(Entries with chart source code)

▽

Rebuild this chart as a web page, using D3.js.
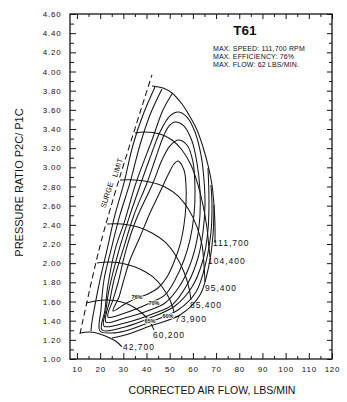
<!DOCTYPE html>
<html><head><meta charset="utf-8">
<script src="https://cdn.jsdelivr.net/npm/d3@7"></script>
<style>
body{margin:0;background:#fff}
svg{display:block}
text{font-family:"Liberation Sans",Arial,Helvetica,sans-serif;fill:#111}
</style>
</head><body>
<svg id="c" width="347" height="402"></svg>
<script>
// ---------- data (flow lbs/min, pressure ratio) ----------
const xTickLabels = [10,20,30,40,50,60,70,80,90,100,110,120];
const yTickLabels = ["1.00","1.20","1.40","1.60","1.80","2.00","2.20","2.40","2.60","2.80","3.00","3.20","3.40","3.60","3.80","4.00","4.20","4.40","4.60"];

const surgeLine = [[11.29,1.261],[19.49,2.137],[26.39,2.732],[42.36,3.964]];

const speedNames = ["111,700","104,400","95,400","85,400","73,900","60,200","42,700"];
const speed111700 = [[42.36,3.849],[47.10,3.828],[50.98,3.776],[55.30,3.661],[58.32,3.546],[61.77,3.390],[64.36,3.212],[66.51,3.024],[68.24,2.816],[69.10,2.607],[69.53,2.398],[69.53,2.210]];
const speed104400 = [[35.02,3.358],[39.34,3.369],[45.81,3.348],[50.98,3.285],[55.30,3.181],[59.18,3.024],[62.20,2.816],[64.36,2.607],[66.08,2.367],[66.94,2.158],[67.38,2.064]];
const speed95400  = [[28.55,2.868],[35.02,2.868],[41.49,2.847],[47.96,2.795],[53.57,2.701],[58.32,2.555],[61.77,2.378],[63.93,2.190],[64.79,1.981],[65.22,1.803]];
const speed85400  = [[22.94,2.409],[29.41,2.409],[36.32,2.377],[42.36,2.315],[47.96,2.221],[52.71,2.075],[56.16,1.908],[58.32,1.741],[59.18,1.616]];
const speed73900  = [[18.63,2.002],[24.24,2.012],[30.71,1.992],[37.18,1.939],[42.79,1.856],[47.10,1.741],[50.12,1.616],[51.85,1.491]];
const speed60200  = [[13.88,1.584],[22.08,1.616],[30.71,1.584],[38.04,1.480],[41.49,1.386],[43.22,1.303]];
const speed42700  = [[11.29,1.271],[15.61,1.282],[19.92,1.261],[24.24,1.219],[27.26,1.177],[29.41,1.125]];
const speedLabelAt = [[68.67,2.179],[66.51,1.991],[65.22,1.710],[58.75,1.532],[52.28,1.386],[42.79,1.219],[29.84,1.094]];

// efficiency islands (closed loops)
const eff76 = [[53.57,3.066],[56.16,2.972],[57.02,2.816],[57.02,2.607],[56.16,2.398],[54.43,2.190],[51.85,2.012],[48.83,1.856],[44.94,1.741],[40.63,1.678],[35.88,1.637],[30.71,1.574],[25.53,1.501],[28.12,1.647],[29.84,1.793],[32.86,2.033],[37.18,2.273],[41.49,2.524],[45.81,2.743],[49.26,2.920],[51.85,3.035]];
const eff74 = [[53.57,3.285],[57.45,3.233],[60.04,3.056],[60.91,2.764],[60.47,2.503],[58.75,2.242],[56.16,2.033],[52.28,1.824],[47.96,1.668],[41.49,1.584],[30.71,1.480],[23.37,1.438],[25.53,1.616],[27.69,1.793],[31.14,2.137],[35.45,2.450],[42.79,2.837],[46.67,3.077],[50.12,3.223]];
const eff72 = [[52.28,3.473],[56.16,3.431],[59.61,3.275],[61.77,3.045],[63.06,2.764],[63.06,2.503],[61.77,2.242],[58.75,1.981],[54.00,1.751],[47.96,1.584],[41.49,1.511],[30.71,1.428],[22.51,1.386],[24.24,1.616],[25.96,1.824],[29.84,2.137],[34.59,2.503],[40.20,2.837],[43.65,3.077],[47.53,3.337],[49.69,3.431]];
const eff70 = [[53.57,3.577],[57.45,3.525],[60.91,3.369],[63.49,3.129],[64.79,2.868],[65.22,2.607],[64.36,2.325],[62.20,2.054],[57.89,1.793],[50.98,1.563],[43.65,1.480],[30.71,1.376],[21.65,1.344],[22.51,1.511],[23.81,1.720],[28.12,2.137],[32.86,2.503],[37.61,2.837],[41.49,3.097],[45.81,3.369],[50.12,3.536]];
// open contours, cut by the speed lines
const eff68 = [[50.98,3.765],[47.10,3.598],[42.36,3.285],[35.45,2.837],[30.71,2.450],[26.39,2.137],[23.37,1.772],[22.08,1.511],[20.79,1.303],[30.71,1.334],[41.49,1.428],[52.28,1.553],[59.61,1.751],[64.36,2.033],[66.51,2.346],[66.94,2.659],[66.51,2.993]];
const eff65 = [[46.67,3.817],[41.49,3.546],[37.18,3.233],[32.86,2.837],[28.55,2.503],[24.67,2.137],[21.65,1.824],[20.35,1.511],[19.92,1.292],[25.10,1.271],[30.71,1.292],[41.49,1.386],[53.57,1.511],[61.34,1.699],[65.65,2.012],[67.81,2.325],[68.24,2.607],[67.81,2.816]];
const eff60a = [[43.65,3.838],[38.47,3.546],[34.16,3.233],[30.28,2.837],[26.39,2.503],[22.94,2.137],[19.92,1.824],[17.77,1.563],[16.47,1.386],[16.04,1.292]];
const eff60b = [[25.10,1.219],[30.71,1.250],[41.49,1.344],[54.43,1.459],[63.06,1.668],[66.94,1.981],[68.67,2.294],[69.10,2.607]];

const effNames = ["76%","70%","65%","60%"];
const effLabelAt = [[35.88,1.647],[43.22,1.584],[41.49,1.397],[49.26,1.449]];

const infoLines = ["MAX. SPEED: 111,700 RPM","MAX. EFFICIENCY: 76%","MAX. FLOW: 62 LBS/MIN."];

// ---------- drawing ----------
const svg = d3.select("#c");
const x = d3.scaleLinear().domain([7,120]).range([70,332]);
const y = d3.scaleLinear().domain([1,4.6]).range([359,14]);
const ink = "#141414";

svg.append("rect").attr("width",347).attr("height",402).attr("fill","#fff");

function styleAxis(g){
  g.select(".domain").remove();
  g.selectAll(".tick line").attr("stroke",ink).attr("stroke-width",1);
  g.selectAll(".tick text").attr("fill",ink).style("font-size","8px").style("letter-spacing","0.8px")
    .style("font-family","'Liberation Sans',Arial,sans-serif");
}
const xMinor = d3.range(15,120,10);
const yMinor = d3.range(1.1,4.6,0.2);
const yMajorVals = yTickLabels.map(Number);

// bottom
svg.append("g").attr("transform","translate(0,359)")
  .call(d3.axisBottom(x).tickValues(xTickLabels).tickSizeInner(-6).tickSizeOuter(0).tickPadding(7.3).tickFormat(d3.format("d")))
  .call(styleAxis);
svg.append("g").attr("transform","translate(0,359)")
  .call(d3.axisBottom(x).tickValues(xMinor).tickSizeInner(-3).tickSizeOuter(0).tickFormat(""))
  .call(styleAxis);
// top
svg.append("g").attr("transform","translate(0,14)")
  .call(d3.axisTop(x).tickValues(xTickLabels).tickSizeInner(-5).tickSizeOuter(0).tickFormat(""))
  .call(styleAxis);
svg.append("g").attr("transform","translate(0,14)")
  .call(d3.axisTop(x).tickValues(xMinor).tickSizeInner(-3).tickSizeOuter(0).tickFormat(""))
  .call(styleAxis);
// left
svg.append("g").attr("transform","translate(70,0)")
  .call(d3.axisLeft(y).tickValues(yMajorVals).tickSizeInner(-6).tickSizeOuter(0).tickPadding(8.5).tickFormat(d3.format(".2f")))
  .call(styleAxis);
svg.append("g").attr("transform","translate(70,0)")
  .call(d3.axisLeft(y).tickValues(yMinor).tickSizeInner(-4).tickSizeOuter(0).tickFormat(""))
  .call(styleAxis);
// right
svg.append("g").attr("transform","translate(332,0)")
  .call(d3.axisRight(y).tickValues(yMajorVals).tickSizeInner(-5).tickSizeOuter(0).tickFormat(""))
  .call(styleAxis);
svg.append("g").attr("transform","translate(332,0)")
  .call(d3.axisRight(y).tickValues(yMinor).tickSizeInner(-3).tickSizeOuter(0).tickFormat(""))
  .call(styleAxis);

// frame
svg.append("rect").attr("x",x(7)).attr("y",y(4.6)).attr("width",x(120)-x(7)).attr("height",y(1)-y(4.6))
  .attr("fill","none").attr("stroke",ink).attr("stroke-width",1.3);

const lineOpen = d3.line().x(d=>x(d[0])).y(d=>y(d[1])).curve(d3.curveCatmullRom.alpha(0.5));
const lineClosed = d3.line().x(d=>x(d[0])).y(d=>y(d[1])).curve(d3.curveCatmullRomClosed.alpha(0.5));

const plot = svg.append("g").attr("fill","none").attr("stroke",ink).attr("stroke-width",1.05);

// surge
plot.append("path").attr("d",lineOpen(surgeLine)).attr("stroke-dasharray","6,3.5");

// efficiency
[eff76,eff74,eff72,eff70].forEach(c=>plot.append("path").attr("d",lineClosed(c)));
[eff68,eff65,eff60a,eff60b].forEach(c=>plot.append("path").attr("d",lineOpen(c)));

// speed lines
const speeds = [speed111700,speed104400,speed95400,speed85400,speed73900,speed60200,speed42700];
speeds.forEach(s=>plot.append("path").attr("d",lineOpen(s)));

// speed labels
speedNames.forEach((t,i)=>{
  svg.append("text").attr("x",x(speedLabelAt[i][0])).attr("y",y(speedLabelAt[i][1]))
    .style("font-size","8.5px").style("letter-spacing","1px").text(t);
});
// efficiency labels
effNames.forEach((t,i)=>{
  svg.append("text").attr("x",x(effLabelAt[i][0])).attr("y",y(effLabelAt[i][1]))
    .attr("text-anchor","middle").attr("dy","0.35em")
    .style("font-size","5.5px").style("font-weight","bold")
    .attr("stroke","#fff").attr("stroke-width",1.6).style("paint-order","stroke").text(t);
});

// surge limit label
const ang = Math.atan2(y(3.964)-y(2.732), x(42.36)-x(26.39))*180/Math.PI;
[["SURGE",[22.94,2.711]],["LIMIT",[27.47,2.998]]].forEach(([t,p])=>{
  svg.append("text").attr("transform",`translate(${x(p[0])},${y(p[1])}) rotate(${ang})`)
    .attr("text-anchor","middle").attr("dy","0.35em").style("font-size","7.5px").text(t);
});

// title block
svg.append("text").attr("x",245).attr("y",35).attr("text-anchor","middle")
  .style("font-size","13.5px").style("font-weight","bold").text("T61");
infoLines.forEach((t,i)=>{
  svg.append("text").attr("x",213).attr("y",51+i*8.2).style("font-size","7px").style("letter-spacing","0.15px").text(t);
});

// axis titles
svg.append("text").attr("transform","translate(19,182.5) rotate(-90)").attr("text-anchor","middle")
  .attr("dy","0.35em").style("font-size","11px").text("PRESSURE RATIO P2C/ P1C");
svg.append("text").attr("x",212).attr("y",394).attr("text-anchor","middle")
  .style("font-size","10.5px").text("CORRECTED AIR FLOW, LBS/MIN");
</script>
</body></html>
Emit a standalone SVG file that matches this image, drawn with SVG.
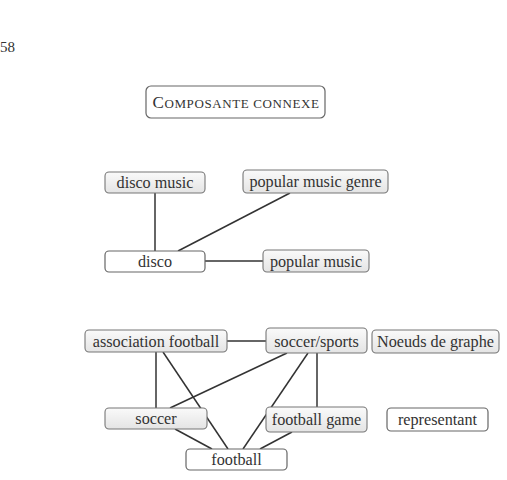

△

Search the lines above for the string "this" and copy each line that has it.

Output:
Rebuild this chart as a web page, using D3.js.
Emit a standalone SVG file that matches this image, drawn with SVG.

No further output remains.